Wisconsin Homeless Reportedly Given Free Cigarettes For Gore Votes

Monday, July 07, 2008
By Jim Burns

(CNSNews.com) - A Milwaukee television station, WISN-TV is reporting campaign workers for Vice President Gore supplied homeless voters with packs of cigarettes and then gave them rides so the voters could pick up their absentee ballots in Milwaukee.

The Bush campaign says the Milwaukee County District Attorney's office is investigating the incident and the Wisconsin Republican Party will be filing a complaint with the state elections board.

Gore campaign officials said they didn't ask for that kind of campaign help and ordered those workers to leave Wisconsin. However, Gore campaign volunteer Connie Milstein told WISN-TV, "we've been pretty busy, going to the local shelters." The station reported that Milstein worked for the Gore campaign in New York and was brought in to "get out the vote."

WISN showed George Scharf, a homeless voter, explaining why he took advantage of the offer. "They had a couple of vans, and said they'd give us a ride. So I took a ride," Scharf said. Scharf said in the report that he had been planning to vote for Gore anyway, and that voters weren't told about the free cigarettes until after they were at the polls.

A Milwaukee Rescue Mission employee said in the television report that he had to ask Democratic campaign volunteers to leave the property after he caught them trying to bribe potential voters with cigarettes.
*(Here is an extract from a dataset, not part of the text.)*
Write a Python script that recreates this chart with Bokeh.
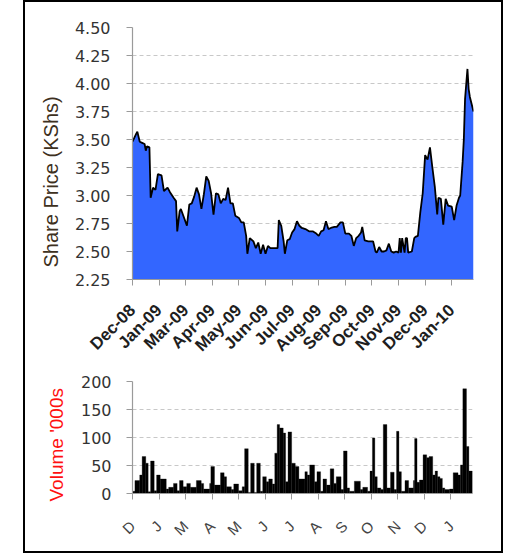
import math
from bokeh.plotting import figure
from bokeh.models import FixedTicker, Title, Spacer, NumeralTickFormatter
from bokeh.layouts import column, row
from bokeh.embed import file_html
from bokeh.resources import INLINE

# ---------------- data ----------------
# trading-day index of each price observation, and closing price (KShs)
price_day = [0, 3, 4, 6, 8, 10, 11, 12, 14, 15, 17, 19, 21, 24, 26, 29, 31, 34, 36, 37,
             39, 40, 43, 45, 47, 49, 51, 53, 55, 57, 59, 61, 63, 65, 67, 69, 71, 73, 75, 77,
             79, 81, 83, 85, 88, 90, 92, 94, 95, 97, 100, 102, 104, 106, 108, 110, 112, 114, 117, 120,
             121, 123, 125, 126, 128, 130, 132, 134, 136, 138, 140, 143, 146, 149, 152, 154, 156, 158, 160, 162,
             164, 167, 169, 172, 174, 176, 179, 181, 183, 185, 187, 189, 190, 192, 195, 199, 201, 202, 204, 206,
             208, 210, 212, 214, 216, 218, 220, 221, 222, 223, 225, 226, 227, 228, 231, 233, 234, 236, 238, 240,
             242, 244, 246, 248, 250, 252, 253, 255, 257, 259, 261, 264, 266, 268, 270, 271, 273, 274, 275, 277,
             278, 279, 282]
price = [3.48, 3.55, 3.57, 3.48, 3.47, 3.46, 3.40, 3.44, 3.43, 2.98, 3.07, 3.05, 3.19, 3.18, 3.04, 3.07, 3.03, 2.98, 2.95, 2.68,
         2.86, 2.88, 2.79, 2.73, 2.92, 2.93, 2.99, 3.07, 3.01, 2.88, 3.01, 3.17, 3.13, 3.02, 2.83, 3.02, 3.01, 2.93, 2.97, 2.96,
         3.07, 2.93, 2.93, 2.82, 2.80, 2.76, 2.76, 2.64, 2.48, 2.62, 2.59, 2.53, 2.58, 2.48, 2.56, 2.48, 2.55, 2.53, 2.53, 2.53,
         2.78, 2.73, 2.59, 2.48, 2.60, 2.61, 2.67, 2.70, 2.77, 2.73, 2.71, 2.70, 2.68, 2.68, 2.66, 2.64, 2.68, 2.69, 2.77, 2.70,
         2.71, 2.72, 2.72, 2.76, 2.76, 2.66, 2.66, 2.64, 2.55, 2.62, 2.64, 2.67, 2.72, 2.60, 2.59, 2.59, 2.50, 2.49, 2.54, 2.50,
         2.50, 2.51, 2.57, 2.50, 2.49, 2.50, 2.49, 2.62, 2.49, 2.62, 2.49, 2.62, 2.62, 2.49, 2.50, 2.62, 2.63, 2.64, 2.85, 3.02,
         3.36, 3.32, 3.43, 3.25, 3.08, 2.83, 2.98, 2.97, 2.74, 2.97, 2.91, 2.90, 2.78, 2.91, 2.98, 3.00, 3.30, 3.50, 3.86, 4.13,
         3.95, 3.88, 3.75]

# trading-day index where each volume block starts, and volume ('000s)
vol_day = [0, 2, 6, 8, 11, 13, 15, 18, 20, 23, 28, 30, 34, 37, 39, 42, 45, 48, 53, 57,
           59, 64, 65, 68, 73, 76, 78, 82, 84, 88, 91, 93, 96, 98, 101, 103, 106, 108, 111, 113,
           116, 118, 120, 122, 125, 127, 129, 132, 135, 138, 143, 145, 147, 151, 153, 156, 158, 161, 164, 167,
           169, 173, 175, 178, 180, 184, 189, 191, 195, 197, 199, 201, 203, 206, 208, 211, 214, 217, 219, 221,
           223, 226, 229, 233, 234, 236, 238, 241, 244, 246, 249, 251, 253, 255, 257, 259, 263, 266, 270, 272,
           274, 277, 279]
volume = [4, 23, 33, 66, 54, 3, 58, 5, 33, 26, 8, 11, 18, 5, 23, 12, 18, 11, 23, 18,
          8, 18, 48, 15, 37, 30, 12, 7, 17, 5, 12, 80, 2, 54, 2, 54, 4, 30, 21, 26,
          17, 72, 123, 117, 108, 21, 110, 54, 48, 26, 39, 33, 51, 21, 39, 4, 26, 15, 44, 18,
          30, 7, 76, 10, 4, 22, 7, 11, 4, 40, 99, 30, 10, 7, 123, 10, 38, 7, 111, 39,
          4, 23, 10, 23, 98, 20, 24, 69, 64, 66, 33, 40, 30, 27, 10, 7, 8, 37, 33, 51,
          187, 84, 40]
last_day = 282

tick_day = [0, 22, 44, 66, 88, 110, 132, 154, 176, 198, 220, 242, 264]
price_month_labels = ["Dec-08", "Jan-09", "Mar-09", "Apr-09", "May-09", "Jun-09", "Jul-09",
                      "Aug-09", "Sep-09", "Oct-09", "Nov-09", "Dec-09", "Jan-10"]
vol_month_labels = ["D", "J", "M", "A", "M", "J", "J", "A", "S", "O", "N", "D", "J"]
price_ticks = [2.25, 2.50, 2.75, 3.00, 3.25, 3.50, 3.75, 4.00, 4.25, 4.50]
vol_ticks = [0, 50, 100, 150, 200]

AXIS_GRAY = "#9a9a9a"
GRID_GRAY = "#c8c8c8"
TICK_FONT = "DejaVu Sans"


def style_axes(p, yticks, xlabels, xfont, xsize, xstyle, xcolor, xstandoff, ystandoff):
    p.xgrid.visible = False
    p.ygrid.ticker = FixedTicker(ticks=yticks)
    p.ygrid.grid_line_color = GRID_GRAY
    p.ygrid.grid_line_dash = "4 3"
    p.ygrid.grid_line_width = 1
    for ax in (p.xaxis[0], p.yaxis[0]):
        ax.axis_line_color = AXIS_GRAY
        ax.axis_line_width = 1.2
        ax.major_tick_line_color = AXIS_GRAY
        ax.major_tick_in = 0
        ax.major_tick_out = 6
        ax.minor_tick_line_color = None
    xa = p.xaxis[0]
    xa.ticker = FixedTicker(ticks=tick_day)
    xa.major_label_overrides = {d: lab for d, lab in zip(tick_day, xlabels)}
    xa.major_label_orientation = math.pi / 4
    xa.major_label_text_font = xfont
    xa.major_label_text_font_size = xsize
    xa.major_label_text_font_style = xstyle
    xa.major_label_text_color = xcolor
    xa.major_label_standoff = xstandoff
    ya = p.yaxis[0]
    ya.ticker = FixedTicker(ticks=yticks)
    ya.major_label_text_font = TICK_FONT
    ya.major_label_text_font_size = "16px"
    ya.major_label_text_color = "#333333"
    ya.major_label_standoff = ystandoff


# ---------------- price chart ----------------
p1 = figure(frame_width=341, frame_height=252,
            min_border_left=105, min_border_right=30, min_border_top=25, min_border_bottom=80,
            x_range=(0, last_day), y_range=(price_ticks[0], price_ticks[-1]),
            output_backend="svg", toolbar_location=None,
            background_fill_color="white", border_fill_color="white", outline_line_color=None)
p1.varea(x=price_day, y1=price_ticks[0], y2=price, fill_color="#3366FF", fill_alpha=1.0)
p1.line(x=price_day, y=price, line_color="black", line_width=1.8)
style_axes(p1, price_ticks, price_month_labels, "Liberation Sans", "17px", "bold", "#1e1e1e", 22, 16)
p1.yaxis[0].formatter = NumeralTickFormatter(format="0.00")
p1.add_layout(Title(text="Share Price (KShs)", align="left", offset=12, standoff=19,
                    text_font="Liberation Sans", text_font_size="20px", text_font_style="normal",
                    text_color="#3d3020"), "left")

# ---------------- volume chart ----------------
vol_right = vol_day[1:] + [last_day]
p2 = figure(frame_width=340, frame_height=112,
            min_border_left=107, min_border_right=29, min_border_top=17, min_border_bottom=58,
            x_range=(0, last_day), y_range=(vol_ticks[0], vol_ticks[-1]),
            output_backend="svg", toolbar_location=None,
            background_fill_color="white", border_fill_color="white", outline_line_color=None)
p2.quad(left=vol_day, right=vol_right, bottom=0, top=volume,
        fill_color="black", line_color="black", line_width=0.3)
style_axes(p2, vol_ticks, vol_month_labels, "Liberation Sans", "15px", "normal", "#444444", 24, 15)
p2.add_layout(Title(text="Volume '000s", align="left", offset=-8, standoff=22,
                    text_font="Liberation Sans", text_font_size="19px", text_font_style="normal",
                    text_color="#ff1010"), "left")

box = column(p1, p2, styles={"border": "2px solid black"})
layout = row(Spacer(width=23, height=10), box)

open("out.html", "w").write(file_html(layout, INLINE))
One voter, however, said he did not feel like he was bribed for his vote. "They just came and asked us to go and vote," Bob Socha said. He also said he enjoys voting and was already planning to vote for Gore.

Wisconsin State Representative Scott Walker, who heads up the Milwaukee County Bush campaign, said the tactics used by the Gore campaigners raise a few questions.

"Even aside from the law itself, I just think most people on a gut check level would say that's wrong. One has to question if they were going to be voting anyway. One has to question why would the campaign, the Gore campaign, be giving anything out, other than a ride to vote," Walker told WISN-TV.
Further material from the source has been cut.